The invite-only conference – co–organised by a group of partners that included the Development Policy Centre and HC Coombs Policy Forum in Crawford School - brought together a wide range of thinkers from around the globe to discuss the aid and development landscape in the region and the creation of a post-2015 development agenda. The event included a public forum titled Aid in the Asia-Pacific: Who needs it? Who pays? recorded by the ABC, to be broadcast as a Big Ideas program over the next few weeks. Ten ANU students received scholarships to attend the conference and public forum.
In keynote speeches at the conference, Dr Alison Evans, former director of the Overseas Development Institute, discussed convergence, divergence and why poverty and inequality is still critical to address in a rapidly changing world. Dr Jimmie Rodgers, Director General of the Secretariat of the Pacific Community, spoke on the challenges and opportunities for development in the Pacific islands.
Amidst other prominent speakers and panellists, Professor Stephen Howes, Director of the Development Policy Centre, argued that Australia needed to make its relationship with the Pacific less about aid while making aid a bigger priority in its engagement with Asia, redefining some of the narratives laid out in the recently released Asian Century white paper.
The 10 students got the chance to meet some of the world’s leading experts in aid and development, as well as develop networks among professionals in their field.

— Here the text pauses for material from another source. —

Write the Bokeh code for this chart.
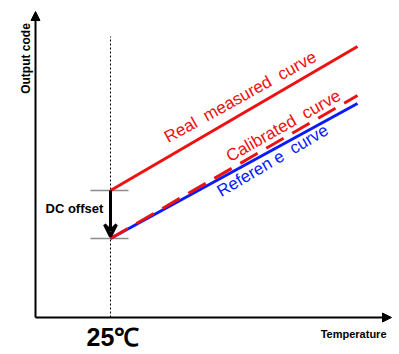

“The conference provided an excellent opportunity to gain insights on what the future holds for international development in the Asia Pacific region and to participate in this crucial debate through social media,” said Manny Zhang, and undergraduate student.
“It was reassuring to see a strong consensus on giving priority to reducing inequality and tackling the climate problem and it seems that we’ve made ground on formulating a tentative framework for the post-2015 agenda.”
William Lutwyche, another undergraduate at ANU, added: “listening to development experts from around the world comment on the importance of the MDGs post-2015, has helped me understand the relevance of my current research and motivated me to continually pursue my passion for international development.”
PhD scholar Belinda Thompson said: “the conference provided an invaluable opportunity to speak directly to global experts in the field. Getting to speak to the thought-leaders in international development about the current state of play wasn’t just fascinating; it gave me new ways of thinking about my PhD and a revitalised understanding of the aid world.”
The conference and public forum was developed through a collaboration between the Development Policy Centre and the HC Coombs Policy Forum within Crawford School of Public Policy, and the University of Melbourne’s Nossal Institute for Global Health, the Lowy Institute and the Asia Foundation. Videos of the event will be available soon.